▶
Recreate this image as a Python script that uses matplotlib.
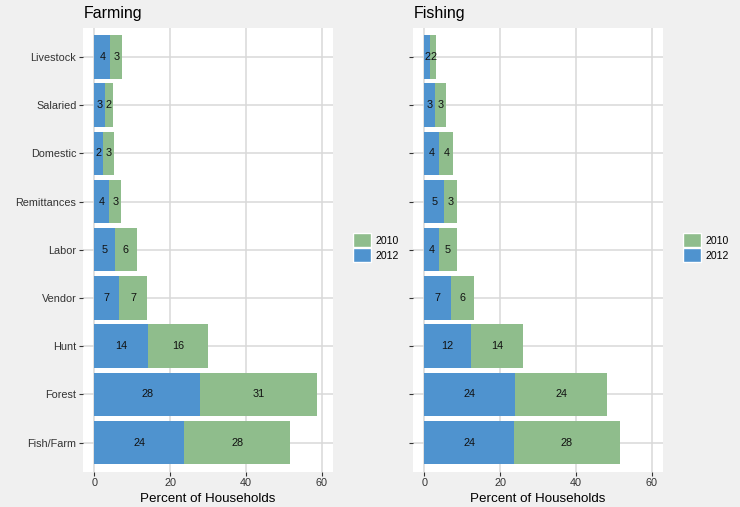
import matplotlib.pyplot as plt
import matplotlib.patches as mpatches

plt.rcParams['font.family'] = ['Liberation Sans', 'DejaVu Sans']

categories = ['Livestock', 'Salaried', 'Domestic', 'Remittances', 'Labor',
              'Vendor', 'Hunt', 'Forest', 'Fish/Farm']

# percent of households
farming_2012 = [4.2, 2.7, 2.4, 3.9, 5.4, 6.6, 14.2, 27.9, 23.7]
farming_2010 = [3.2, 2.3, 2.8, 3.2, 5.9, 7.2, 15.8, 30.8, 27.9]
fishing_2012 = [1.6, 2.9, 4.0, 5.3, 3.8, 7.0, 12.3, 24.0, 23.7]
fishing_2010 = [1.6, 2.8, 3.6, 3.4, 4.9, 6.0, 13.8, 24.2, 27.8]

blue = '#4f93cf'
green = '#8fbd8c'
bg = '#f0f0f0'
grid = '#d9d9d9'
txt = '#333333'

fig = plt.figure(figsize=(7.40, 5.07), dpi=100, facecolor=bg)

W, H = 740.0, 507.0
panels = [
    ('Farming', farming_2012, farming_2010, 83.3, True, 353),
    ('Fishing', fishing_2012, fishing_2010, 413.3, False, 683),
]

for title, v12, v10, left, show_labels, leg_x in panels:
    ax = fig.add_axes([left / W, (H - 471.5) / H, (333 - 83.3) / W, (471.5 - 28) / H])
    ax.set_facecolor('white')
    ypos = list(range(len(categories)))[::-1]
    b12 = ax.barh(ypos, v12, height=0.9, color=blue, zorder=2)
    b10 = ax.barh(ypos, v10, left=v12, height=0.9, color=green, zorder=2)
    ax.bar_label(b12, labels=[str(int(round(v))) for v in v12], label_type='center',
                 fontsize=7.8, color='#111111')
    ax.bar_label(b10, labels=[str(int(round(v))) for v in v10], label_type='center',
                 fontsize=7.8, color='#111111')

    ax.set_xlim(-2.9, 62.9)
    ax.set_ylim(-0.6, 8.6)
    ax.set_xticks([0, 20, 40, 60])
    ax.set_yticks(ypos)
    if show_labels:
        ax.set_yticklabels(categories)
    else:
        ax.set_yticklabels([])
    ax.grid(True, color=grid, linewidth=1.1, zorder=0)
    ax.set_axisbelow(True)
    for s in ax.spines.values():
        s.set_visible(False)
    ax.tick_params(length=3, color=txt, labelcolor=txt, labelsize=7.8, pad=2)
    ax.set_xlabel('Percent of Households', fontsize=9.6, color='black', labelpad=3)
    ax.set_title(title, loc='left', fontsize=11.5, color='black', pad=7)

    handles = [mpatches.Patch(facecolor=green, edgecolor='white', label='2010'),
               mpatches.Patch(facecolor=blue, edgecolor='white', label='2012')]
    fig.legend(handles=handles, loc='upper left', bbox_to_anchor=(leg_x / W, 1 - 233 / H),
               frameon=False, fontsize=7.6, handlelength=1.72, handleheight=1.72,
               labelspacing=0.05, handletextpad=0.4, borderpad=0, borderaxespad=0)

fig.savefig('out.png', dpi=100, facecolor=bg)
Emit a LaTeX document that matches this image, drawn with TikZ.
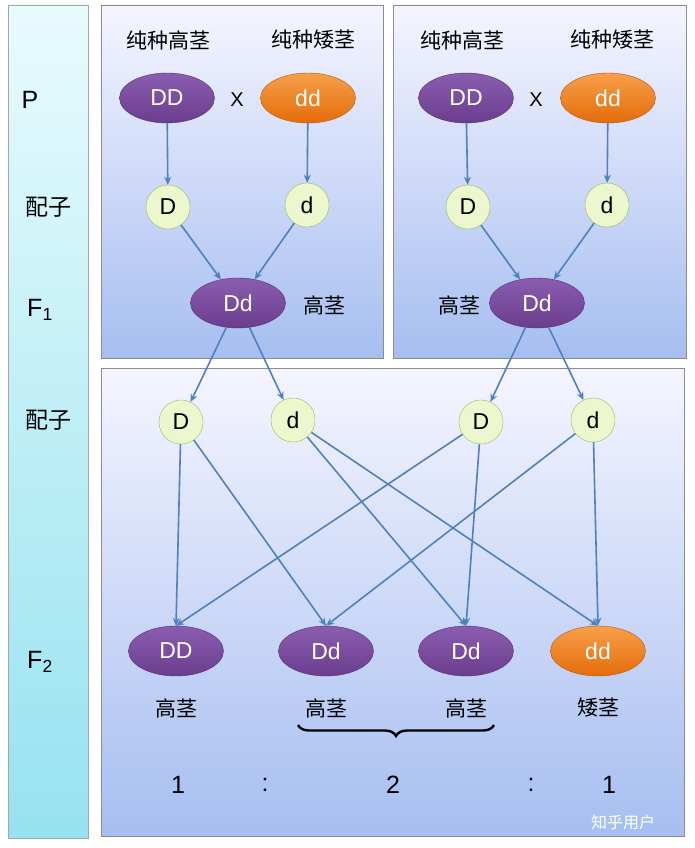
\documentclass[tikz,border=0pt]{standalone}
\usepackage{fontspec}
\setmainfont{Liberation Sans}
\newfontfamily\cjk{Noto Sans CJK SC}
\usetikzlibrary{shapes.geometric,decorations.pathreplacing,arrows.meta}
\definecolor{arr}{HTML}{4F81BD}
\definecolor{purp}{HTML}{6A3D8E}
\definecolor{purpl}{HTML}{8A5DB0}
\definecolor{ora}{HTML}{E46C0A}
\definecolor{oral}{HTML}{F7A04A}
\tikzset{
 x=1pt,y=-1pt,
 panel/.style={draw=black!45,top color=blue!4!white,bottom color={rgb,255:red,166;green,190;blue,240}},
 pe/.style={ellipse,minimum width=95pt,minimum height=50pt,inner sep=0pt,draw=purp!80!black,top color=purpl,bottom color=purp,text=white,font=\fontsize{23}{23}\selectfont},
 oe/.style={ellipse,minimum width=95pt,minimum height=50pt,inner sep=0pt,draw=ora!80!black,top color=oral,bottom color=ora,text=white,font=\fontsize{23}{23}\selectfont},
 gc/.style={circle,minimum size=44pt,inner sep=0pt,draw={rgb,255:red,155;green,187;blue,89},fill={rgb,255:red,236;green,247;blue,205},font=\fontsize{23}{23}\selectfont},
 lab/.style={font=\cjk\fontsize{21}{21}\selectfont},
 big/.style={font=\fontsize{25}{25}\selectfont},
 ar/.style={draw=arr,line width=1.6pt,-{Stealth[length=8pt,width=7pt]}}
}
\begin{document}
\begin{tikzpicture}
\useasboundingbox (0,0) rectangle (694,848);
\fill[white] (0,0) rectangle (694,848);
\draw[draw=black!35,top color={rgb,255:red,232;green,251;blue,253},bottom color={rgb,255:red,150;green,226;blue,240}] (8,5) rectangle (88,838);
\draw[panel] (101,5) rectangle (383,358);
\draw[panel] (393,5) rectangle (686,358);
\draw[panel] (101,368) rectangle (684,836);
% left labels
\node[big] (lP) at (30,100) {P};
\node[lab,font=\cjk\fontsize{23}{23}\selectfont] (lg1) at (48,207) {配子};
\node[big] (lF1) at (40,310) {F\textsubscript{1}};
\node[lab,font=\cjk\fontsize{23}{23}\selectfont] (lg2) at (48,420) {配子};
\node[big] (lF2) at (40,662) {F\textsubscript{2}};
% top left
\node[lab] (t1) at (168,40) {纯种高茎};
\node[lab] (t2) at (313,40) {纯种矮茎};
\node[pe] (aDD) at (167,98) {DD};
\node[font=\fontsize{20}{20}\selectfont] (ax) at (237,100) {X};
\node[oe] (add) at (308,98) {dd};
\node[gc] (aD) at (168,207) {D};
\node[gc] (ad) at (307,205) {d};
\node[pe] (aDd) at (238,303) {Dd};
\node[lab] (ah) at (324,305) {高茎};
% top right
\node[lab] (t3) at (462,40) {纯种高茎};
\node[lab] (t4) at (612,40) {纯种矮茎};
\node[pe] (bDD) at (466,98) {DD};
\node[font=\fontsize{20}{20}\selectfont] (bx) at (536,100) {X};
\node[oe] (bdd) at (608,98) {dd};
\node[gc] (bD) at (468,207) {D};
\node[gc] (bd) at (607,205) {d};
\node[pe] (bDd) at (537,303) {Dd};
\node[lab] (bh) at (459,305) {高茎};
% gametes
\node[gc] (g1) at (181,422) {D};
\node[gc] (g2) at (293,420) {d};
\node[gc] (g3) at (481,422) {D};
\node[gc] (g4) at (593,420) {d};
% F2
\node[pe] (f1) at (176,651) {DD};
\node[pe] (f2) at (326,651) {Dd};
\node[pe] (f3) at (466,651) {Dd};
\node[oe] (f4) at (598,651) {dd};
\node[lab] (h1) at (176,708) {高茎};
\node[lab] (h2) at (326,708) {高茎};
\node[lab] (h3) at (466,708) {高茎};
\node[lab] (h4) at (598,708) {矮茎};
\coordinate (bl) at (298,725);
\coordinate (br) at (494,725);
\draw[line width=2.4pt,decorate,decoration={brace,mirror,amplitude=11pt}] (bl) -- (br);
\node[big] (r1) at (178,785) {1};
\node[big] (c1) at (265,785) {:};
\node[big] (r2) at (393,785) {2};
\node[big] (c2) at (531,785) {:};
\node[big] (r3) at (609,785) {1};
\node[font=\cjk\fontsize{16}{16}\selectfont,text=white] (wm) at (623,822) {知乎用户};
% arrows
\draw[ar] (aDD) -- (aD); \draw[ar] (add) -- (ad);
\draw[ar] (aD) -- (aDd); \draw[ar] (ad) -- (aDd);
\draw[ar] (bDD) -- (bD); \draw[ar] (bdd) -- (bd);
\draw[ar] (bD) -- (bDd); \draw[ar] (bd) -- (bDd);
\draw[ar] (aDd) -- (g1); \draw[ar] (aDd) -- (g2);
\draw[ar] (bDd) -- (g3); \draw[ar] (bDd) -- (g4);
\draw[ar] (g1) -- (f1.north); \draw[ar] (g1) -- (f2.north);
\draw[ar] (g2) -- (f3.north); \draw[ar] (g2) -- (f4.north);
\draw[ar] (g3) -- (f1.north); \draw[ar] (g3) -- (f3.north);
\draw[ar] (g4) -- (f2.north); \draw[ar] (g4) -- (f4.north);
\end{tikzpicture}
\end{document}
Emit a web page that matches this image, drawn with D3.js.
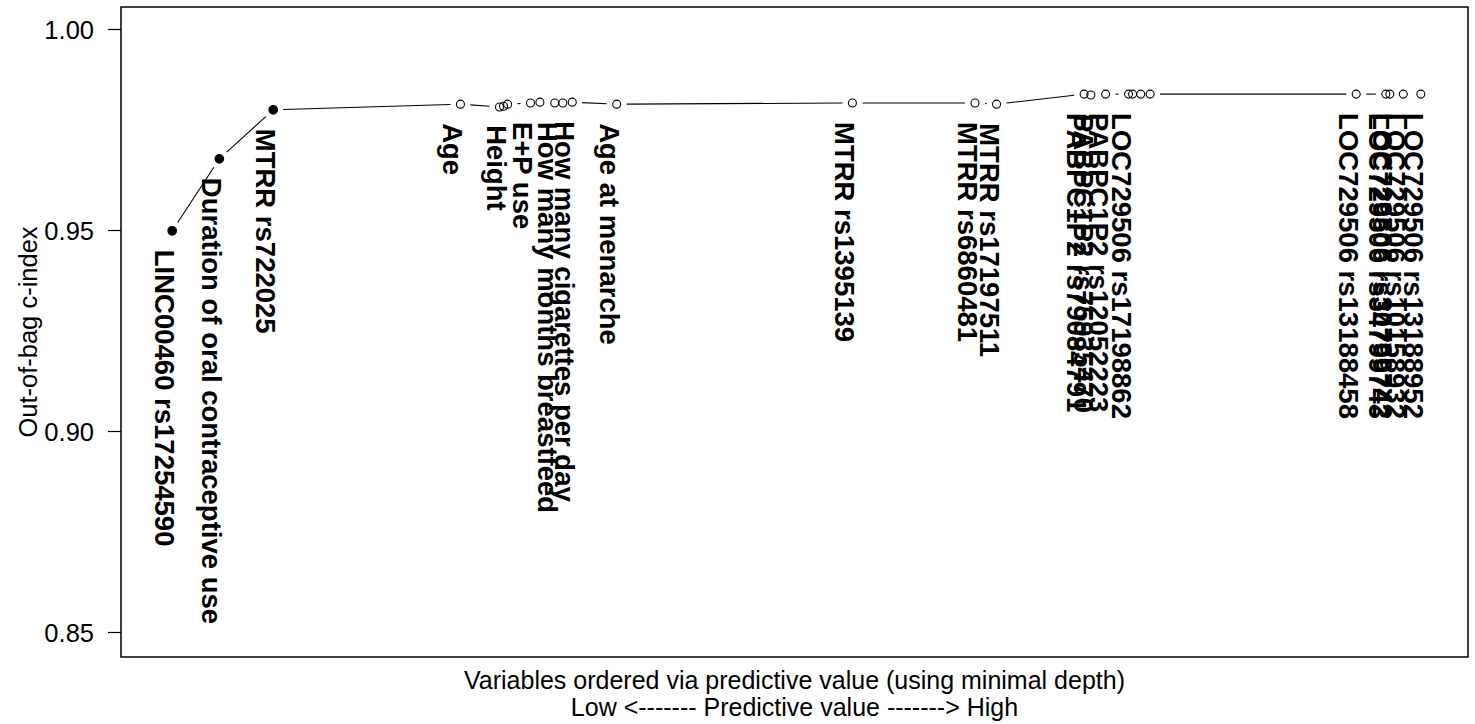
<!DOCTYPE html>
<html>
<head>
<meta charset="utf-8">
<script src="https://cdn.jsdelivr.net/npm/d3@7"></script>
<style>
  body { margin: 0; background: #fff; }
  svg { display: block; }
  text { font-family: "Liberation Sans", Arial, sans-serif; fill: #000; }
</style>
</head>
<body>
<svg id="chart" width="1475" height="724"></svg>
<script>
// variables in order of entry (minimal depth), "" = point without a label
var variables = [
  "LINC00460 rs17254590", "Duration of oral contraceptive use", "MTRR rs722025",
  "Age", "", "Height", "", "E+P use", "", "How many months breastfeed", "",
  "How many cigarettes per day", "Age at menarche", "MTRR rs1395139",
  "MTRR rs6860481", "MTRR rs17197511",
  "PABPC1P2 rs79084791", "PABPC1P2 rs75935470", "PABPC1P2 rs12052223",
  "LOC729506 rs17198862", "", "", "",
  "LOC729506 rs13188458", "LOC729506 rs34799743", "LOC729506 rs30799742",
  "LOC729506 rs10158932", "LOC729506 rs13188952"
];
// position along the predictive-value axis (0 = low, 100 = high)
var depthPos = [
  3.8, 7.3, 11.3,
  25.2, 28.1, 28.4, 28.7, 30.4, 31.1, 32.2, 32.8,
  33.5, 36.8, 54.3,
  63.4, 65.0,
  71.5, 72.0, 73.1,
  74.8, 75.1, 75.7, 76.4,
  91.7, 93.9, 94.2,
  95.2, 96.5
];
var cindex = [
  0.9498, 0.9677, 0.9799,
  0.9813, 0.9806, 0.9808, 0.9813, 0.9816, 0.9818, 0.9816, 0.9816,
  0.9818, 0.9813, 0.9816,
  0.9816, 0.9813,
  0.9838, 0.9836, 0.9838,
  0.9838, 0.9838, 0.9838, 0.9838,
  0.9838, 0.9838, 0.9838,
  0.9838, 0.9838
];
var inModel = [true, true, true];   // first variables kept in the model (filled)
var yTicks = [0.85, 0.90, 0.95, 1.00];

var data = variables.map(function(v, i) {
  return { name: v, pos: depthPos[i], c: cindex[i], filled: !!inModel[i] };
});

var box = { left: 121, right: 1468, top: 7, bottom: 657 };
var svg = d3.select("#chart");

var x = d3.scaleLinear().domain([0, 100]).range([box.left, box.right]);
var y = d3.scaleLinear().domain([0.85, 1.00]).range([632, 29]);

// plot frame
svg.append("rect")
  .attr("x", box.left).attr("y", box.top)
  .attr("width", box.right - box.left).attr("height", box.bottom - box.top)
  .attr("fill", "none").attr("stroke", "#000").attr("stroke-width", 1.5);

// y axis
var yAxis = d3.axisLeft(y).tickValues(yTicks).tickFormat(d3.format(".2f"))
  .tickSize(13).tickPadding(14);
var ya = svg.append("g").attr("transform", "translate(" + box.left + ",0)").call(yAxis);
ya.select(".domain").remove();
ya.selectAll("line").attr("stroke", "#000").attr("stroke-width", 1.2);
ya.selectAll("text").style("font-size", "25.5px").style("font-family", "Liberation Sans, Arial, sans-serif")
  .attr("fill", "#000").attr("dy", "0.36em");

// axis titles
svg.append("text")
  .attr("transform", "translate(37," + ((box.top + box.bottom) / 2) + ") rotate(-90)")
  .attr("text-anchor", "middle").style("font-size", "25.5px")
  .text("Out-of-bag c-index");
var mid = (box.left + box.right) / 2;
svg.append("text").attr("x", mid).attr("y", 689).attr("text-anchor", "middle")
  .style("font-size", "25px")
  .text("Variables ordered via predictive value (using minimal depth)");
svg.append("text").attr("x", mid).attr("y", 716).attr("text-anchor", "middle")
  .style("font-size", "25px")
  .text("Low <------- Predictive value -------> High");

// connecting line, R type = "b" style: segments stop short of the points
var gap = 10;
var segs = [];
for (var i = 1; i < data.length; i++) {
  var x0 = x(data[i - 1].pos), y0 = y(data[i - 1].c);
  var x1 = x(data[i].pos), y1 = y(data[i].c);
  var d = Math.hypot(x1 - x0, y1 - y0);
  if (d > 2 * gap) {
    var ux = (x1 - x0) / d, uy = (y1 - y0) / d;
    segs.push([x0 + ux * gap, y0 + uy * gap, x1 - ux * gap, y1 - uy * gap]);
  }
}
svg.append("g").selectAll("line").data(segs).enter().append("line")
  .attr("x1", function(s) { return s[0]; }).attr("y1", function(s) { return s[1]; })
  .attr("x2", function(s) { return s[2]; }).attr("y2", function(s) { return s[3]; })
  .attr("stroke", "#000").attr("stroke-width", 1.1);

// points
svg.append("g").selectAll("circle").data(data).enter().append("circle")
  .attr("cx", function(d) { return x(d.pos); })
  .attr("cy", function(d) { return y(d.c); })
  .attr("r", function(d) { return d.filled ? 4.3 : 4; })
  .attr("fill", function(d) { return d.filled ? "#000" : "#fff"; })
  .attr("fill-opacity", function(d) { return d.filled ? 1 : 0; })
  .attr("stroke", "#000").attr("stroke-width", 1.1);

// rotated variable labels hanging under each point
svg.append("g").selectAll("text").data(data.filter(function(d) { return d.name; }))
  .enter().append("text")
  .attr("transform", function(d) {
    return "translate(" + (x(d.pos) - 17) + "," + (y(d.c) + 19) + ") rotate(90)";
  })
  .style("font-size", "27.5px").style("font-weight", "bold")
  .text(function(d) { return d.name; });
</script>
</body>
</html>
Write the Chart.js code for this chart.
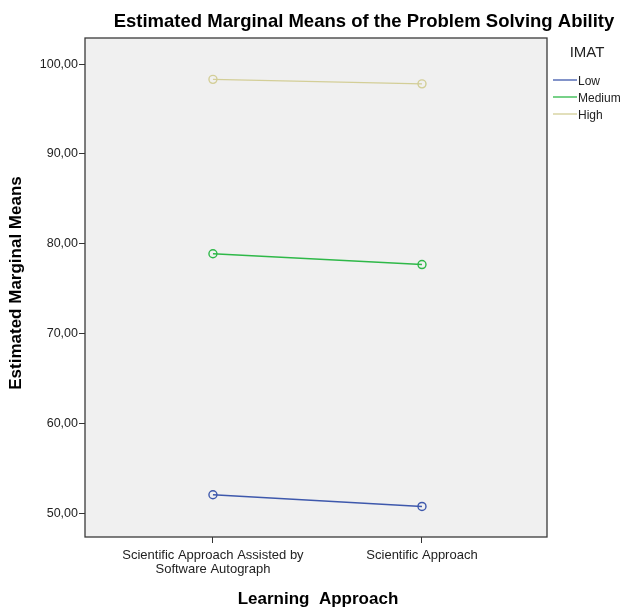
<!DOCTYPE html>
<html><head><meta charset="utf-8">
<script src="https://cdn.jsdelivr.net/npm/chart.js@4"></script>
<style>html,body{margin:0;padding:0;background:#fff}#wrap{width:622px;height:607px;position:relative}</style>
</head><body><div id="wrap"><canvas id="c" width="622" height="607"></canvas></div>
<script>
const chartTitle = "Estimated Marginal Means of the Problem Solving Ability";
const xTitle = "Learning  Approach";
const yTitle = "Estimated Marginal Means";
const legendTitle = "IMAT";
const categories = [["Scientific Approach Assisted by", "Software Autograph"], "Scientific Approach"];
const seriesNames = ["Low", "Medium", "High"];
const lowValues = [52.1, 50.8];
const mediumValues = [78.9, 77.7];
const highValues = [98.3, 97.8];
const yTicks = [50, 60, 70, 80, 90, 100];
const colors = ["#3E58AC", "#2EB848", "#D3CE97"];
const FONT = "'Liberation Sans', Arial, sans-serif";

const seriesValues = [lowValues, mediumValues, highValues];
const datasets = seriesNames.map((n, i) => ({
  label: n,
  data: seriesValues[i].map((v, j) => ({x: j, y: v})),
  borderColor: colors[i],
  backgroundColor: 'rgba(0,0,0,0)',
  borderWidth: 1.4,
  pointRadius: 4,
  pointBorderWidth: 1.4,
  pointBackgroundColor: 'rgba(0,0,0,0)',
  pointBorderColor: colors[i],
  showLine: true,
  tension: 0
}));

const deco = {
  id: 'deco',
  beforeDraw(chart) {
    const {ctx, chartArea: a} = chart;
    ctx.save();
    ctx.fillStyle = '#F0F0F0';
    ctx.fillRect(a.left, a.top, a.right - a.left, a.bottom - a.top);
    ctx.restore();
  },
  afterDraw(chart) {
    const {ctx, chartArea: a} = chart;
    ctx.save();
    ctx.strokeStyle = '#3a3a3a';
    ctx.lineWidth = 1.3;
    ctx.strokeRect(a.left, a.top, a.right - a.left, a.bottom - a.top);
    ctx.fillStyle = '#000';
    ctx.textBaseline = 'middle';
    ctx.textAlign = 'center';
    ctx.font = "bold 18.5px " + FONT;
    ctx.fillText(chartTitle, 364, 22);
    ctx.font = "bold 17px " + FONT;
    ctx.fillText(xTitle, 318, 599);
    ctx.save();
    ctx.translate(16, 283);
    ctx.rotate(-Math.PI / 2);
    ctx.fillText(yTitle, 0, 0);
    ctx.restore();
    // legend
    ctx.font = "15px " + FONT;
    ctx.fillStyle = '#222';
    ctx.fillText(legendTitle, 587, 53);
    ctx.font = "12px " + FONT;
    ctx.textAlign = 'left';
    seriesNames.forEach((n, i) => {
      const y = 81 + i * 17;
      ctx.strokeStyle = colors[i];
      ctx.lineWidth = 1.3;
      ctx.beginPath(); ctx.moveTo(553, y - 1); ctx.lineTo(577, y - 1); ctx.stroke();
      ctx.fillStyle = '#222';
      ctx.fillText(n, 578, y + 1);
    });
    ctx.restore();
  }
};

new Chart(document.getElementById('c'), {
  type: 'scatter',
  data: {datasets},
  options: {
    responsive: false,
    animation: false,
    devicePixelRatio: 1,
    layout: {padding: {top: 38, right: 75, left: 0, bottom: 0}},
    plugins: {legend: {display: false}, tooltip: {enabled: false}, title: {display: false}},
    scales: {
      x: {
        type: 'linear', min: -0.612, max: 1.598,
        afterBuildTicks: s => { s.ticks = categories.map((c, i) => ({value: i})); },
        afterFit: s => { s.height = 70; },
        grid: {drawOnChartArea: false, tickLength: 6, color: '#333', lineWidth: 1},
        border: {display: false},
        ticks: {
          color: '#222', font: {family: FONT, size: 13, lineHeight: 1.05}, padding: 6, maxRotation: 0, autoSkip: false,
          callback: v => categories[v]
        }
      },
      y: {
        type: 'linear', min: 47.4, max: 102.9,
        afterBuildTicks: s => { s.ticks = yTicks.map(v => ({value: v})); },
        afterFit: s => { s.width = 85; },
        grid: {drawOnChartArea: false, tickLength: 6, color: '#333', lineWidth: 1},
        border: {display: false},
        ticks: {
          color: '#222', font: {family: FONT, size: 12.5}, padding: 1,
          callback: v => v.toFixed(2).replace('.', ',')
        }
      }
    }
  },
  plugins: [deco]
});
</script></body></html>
◀
> _TASK OBJECTIVE_:
Reproduce the entries exactly, from the line with "Emit a web page" to the line with "var yTicks = [0.85, 0.90, 0.95, 1.00];", both lines included, keeping no pictures.

> _WRITTEN SOLUTION_:
Emit a web page that matches this image, drawn with D3.js.
<!DOCTYPE html>
<html>
<head>
<meta charset="utf-8">
<script src="https://cdn.jsdelivr.net/npm/d3@7"></script>
<style>
  body { margin: 0; background: #fff; }
  svg { display: block; }
  text { font-family: "Liberation Sans", Arial, sans-serif; fill: #000; }
</style>
</head>
<body>
<svg id="chart" width="1475" height="724"></svg>
<script>
// variables in order of entry (minimal depth), "" = point without a label
var variables = [
  "LINC00460 rs17254590", "Duration of oral contraceptive use", "MTRR rs722025",
  "Age", "", "Height", "", "E+P use", "", "How many months breastfeed", "",
  "How many cigarettes per day", "Age at menarche", "MTRR rs1395139",
  "MTRR rs6860481", "MTRR rs17197511",
  "PABPC1P2 rs79084791", "PABPC1P2 rs75935470", "PABPC1P2 rs12052223",
  "LOC729506 rs17198862", "", "", "",
  "LOC729506 rs13188458", "LOC729506 rs34799743", "LOC729506 rs30799742",
  "LOC729506 rs10158932", "LOC729506 rs13188952"
];
// position along the predictive-value axis (0 = low, 100 = high)
var depthPos = [
  3.8, 7.3, 11.3,
  25.2, 28.1, 28.4, 28.7, 30.4, 31.1, 32.2, 32.8,
  33.5, 36.8, 54.3,
  63.4, 65.0,
  71.5, 72.0, 73.1,
  74.8, 75.1, 75.7, 76.4,
  91.7, 93.9, 94.2,
  95.2, 96.5
];
var cindex = [
  0.9498, 0.9677, 0.9799,
  0.9813, 0.9806, 0.9808, 0.9813, 0.9816, 0.9818, 0.9816, 0.9816,
  0.9818, 0.9813, 0.9816,
  0.9816, 0.9813,
  0.9838, 0.9836, 0.9838,
  0.9838, 0.9838, 0.9838, 0.9838,
  0.9838, 0.9838, 0.9838,
  0.9838, 0.9838
];
var inModel = [true, true, true];   // first variables kept in the model (filled)
var yTicks = [0.85, 0.90, 0.95, 1.00];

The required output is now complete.